Repeat the material below word for word and leave out all pictures.

*Information supplied:*
○ ○ ○ ○ ○ ○ ○

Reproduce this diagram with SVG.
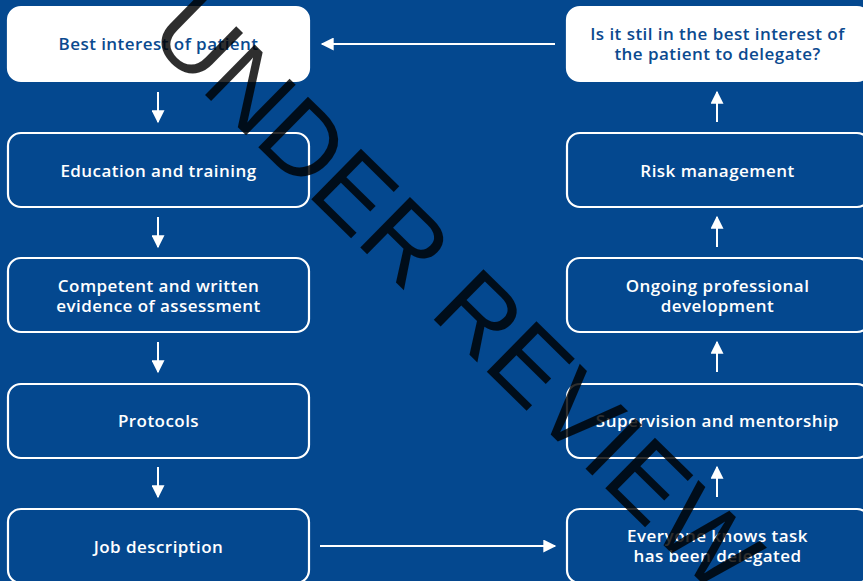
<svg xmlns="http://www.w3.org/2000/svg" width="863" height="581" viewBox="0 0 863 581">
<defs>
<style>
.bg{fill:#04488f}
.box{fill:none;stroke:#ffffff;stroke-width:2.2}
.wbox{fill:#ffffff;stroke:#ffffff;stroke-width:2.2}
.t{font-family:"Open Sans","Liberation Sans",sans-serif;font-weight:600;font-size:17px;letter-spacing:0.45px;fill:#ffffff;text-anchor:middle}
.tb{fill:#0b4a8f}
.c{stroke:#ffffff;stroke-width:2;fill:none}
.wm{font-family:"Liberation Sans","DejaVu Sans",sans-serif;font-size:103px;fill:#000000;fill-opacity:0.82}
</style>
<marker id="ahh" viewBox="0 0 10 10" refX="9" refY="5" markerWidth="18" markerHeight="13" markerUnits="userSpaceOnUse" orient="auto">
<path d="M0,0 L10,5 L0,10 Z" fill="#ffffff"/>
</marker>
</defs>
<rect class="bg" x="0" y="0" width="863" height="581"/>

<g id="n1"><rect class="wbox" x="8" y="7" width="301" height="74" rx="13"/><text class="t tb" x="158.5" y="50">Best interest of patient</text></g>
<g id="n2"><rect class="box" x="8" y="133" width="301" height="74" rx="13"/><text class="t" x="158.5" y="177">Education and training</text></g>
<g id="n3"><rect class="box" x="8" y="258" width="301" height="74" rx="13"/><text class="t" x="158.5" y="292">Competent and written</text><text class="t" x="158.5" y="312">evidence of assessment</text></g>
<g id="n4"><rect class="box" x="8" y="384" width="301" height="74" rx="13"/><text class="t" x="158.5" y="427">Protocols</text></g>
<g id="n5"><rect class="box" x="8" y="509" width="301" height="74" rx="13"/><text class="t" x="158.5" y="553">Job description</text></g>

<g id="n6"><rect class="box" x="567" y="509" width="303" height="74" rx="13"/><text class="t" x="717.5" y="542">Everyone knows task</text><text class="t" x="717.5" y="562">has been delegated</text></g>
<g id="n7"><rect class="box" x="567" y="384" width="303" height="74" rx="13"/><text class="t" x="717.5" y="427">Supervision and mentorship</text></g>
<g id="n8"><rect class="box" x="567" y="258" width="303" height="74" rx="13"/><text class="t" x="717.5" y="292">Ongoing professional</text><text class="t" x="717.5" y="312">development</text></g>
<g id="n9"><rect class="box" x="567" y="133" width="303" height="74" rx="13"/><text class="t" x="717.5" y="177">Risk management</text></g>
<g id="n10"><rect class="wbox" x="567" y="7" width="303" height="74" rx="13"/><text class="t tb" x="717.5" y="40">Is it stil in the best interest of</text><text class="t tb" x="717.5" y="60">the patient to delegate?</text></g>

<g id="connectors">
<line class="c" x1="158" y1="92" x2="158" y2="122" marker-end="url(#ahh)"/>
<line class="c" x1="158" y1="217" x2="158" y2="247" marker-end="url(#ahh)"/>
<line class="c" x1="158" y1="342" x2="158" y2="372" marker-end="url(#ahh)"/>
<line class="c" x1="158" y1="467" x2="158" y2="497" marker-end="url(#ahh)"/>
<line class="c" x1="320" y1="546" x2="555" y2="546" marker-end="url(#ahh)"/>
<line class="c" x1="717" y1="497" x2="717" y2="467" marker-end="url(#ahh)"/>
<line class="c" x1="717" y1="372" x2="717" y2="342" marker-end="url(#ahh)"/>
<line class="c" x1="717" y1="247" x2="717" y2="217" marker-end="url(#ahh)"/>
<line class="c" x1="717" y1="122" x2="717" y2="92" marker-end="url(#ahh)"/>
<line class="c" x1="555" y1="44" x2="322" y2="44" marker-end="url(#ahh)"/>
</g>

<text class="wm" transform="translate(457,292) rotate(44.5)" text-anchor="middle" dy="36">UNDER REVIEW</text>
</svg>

○ ○ ○ ○ ○ ○ ○

*Reply to the exercise:*
Reproduce this diagram with SVG.
<svg xmlns="http://www.w3.org/2000/svg" width="863" height="581" viewBox="0 0 863 581">
<defs>
<style>
.bg{fill:#04488f}
.box{fill:none;stroke:#ffffff;stroke-width:2.2}
.wbox{fill:#ffffff;stroke:#ffffff;stroke-width:2.2}
.t{font-family:"Open Sans","Liberation Sans",sans-serif;font-weight:600;font-size:17px;letter-spacing:0.45px;fill:#ffffff;text-anchor:middle}
.tb{fill:#0b4a8f}
.c{stroke:#ffffff;stroke-width:2;fill:none}
.wm{font-family:"Liberation Sans","DejaVu Sans",sans-serif;font-size:103px;fill:#000000;fill-opacity:0.82}
</style>
<marker id="ahh" viewBox="0 0 10 10" refX="9" refY="5" markerWidth="18" markerHeight="13" markerUnits="userSpaceOnUse" orient="auto">
<path d="M0,0 L10,5 L0,10 Z" fill="#ffffff"/>
</marker>
</defs>
<rect class="bg" x="0" y="0" width="863" height="581"/>

<g id="n1"><rect class="wbox" x="8" y="7" width="301" height="74" rx="13"/><text class="t tb" x="158.5" y="50">Best interest of patient</text></g>
<g id="n2"><rect class="box" x="8" y="133" width="301" height="74" rx="13"/><text class="t" x="158.5" y="177">Education and training</text></g>
<g id="n3"><rect class="box" x="8" y="258" width="301" height="74" rx="13"/><text class="t" x="158.5" y="292">Competent and written</text><text class="t" x="158.5" y="312">evidence of assessment</text></g>
<g id="n4"><rect class="box" x="8" y="384" width="301" height="74" rx="13"/><text class="t" x="158.5" y="427">Protocols</text></g>
<g id="n5"><rect class="box" x="8" y="509" width="301" height="74" rx="13"/><text class="t" x="158.5" y="553">Job description</text></g>

<g id="n6"><rect class="box" x="567" y="509" width="303" height="74" rx="13"/><text class="t" x="717.5" y="542">Everyone knows task</text><text class="t" x="717.5" y="562">has been delegated</text></g>
<g id="n7"><rect class="box" x="567" y="384" width="303" height="74" rx="13"/><text class="t" x="717.5" y="427">Supervision and mentorship</text></g>
<g id="n8"><rect class="box" x="567" y="258" width="303" height="74" rx="13"/><text class="t" x="717.5" y="292">Ongoing professional</text><text class="t" x="717.5" y="312">development</text></g>
<g id="n9"><rect class="box" x="567" y="133" width="303" height="74" rx="13"/><text class="t" x="717.5" y="177">Risk management</text></g>
<g id="n10"><rect class="wbox" x="567" y="7" width="303" height="74" rx="13"/><text class="t tb" x="717.5" y="40">Is it stil in the best interest of</text><text class="t tb" x="717.5" y="60">the patient to delegate?</text></g>

<g id="connectors">
<line class="c" x1="158" y1="92" x2="158" y2="122" marker-end="url(#ahh)"/>
<line class="c" x1="158" y1="217" x2="158" y2="247" marker-end="url(#ahh)"/>
<line class="c" x1="158" y1="342" x2="158" y2="372" marker-end="url(#ahh)"/>
<line class="c" x1="158" y1="467" x2="158" y2="497" marker-end="url(#ahh)"/>
<line class="c" x1="320" y1="546" x2="555" y2="546" marker-end="url(#ahh)"/>
<line class="c" x1="717" y1="497" x2="717" y2="467" marker-end="url(#ahh)"/>
<line class="c" x1="717" y1="372" x2="717" y2="342" marker-end="url(#ahh)"/>
<line class="c" x1="717" y1="247" x2="717" y2="217" marker-end="url(#ahh)"/>
<line class="c" x1="717" y1="122" x2="717" y2="92" marker-end="url(#ahh)"/>
<line class="c" x1="555" y1="44" x2="322" y2="44" marker-end="url(#ahh)"/>
</g>

<text class="wm" transform="translate(457,292) rotate(44.5)" text-anchor="middle" dy="36">UNDER REVIEW</text>
</svg>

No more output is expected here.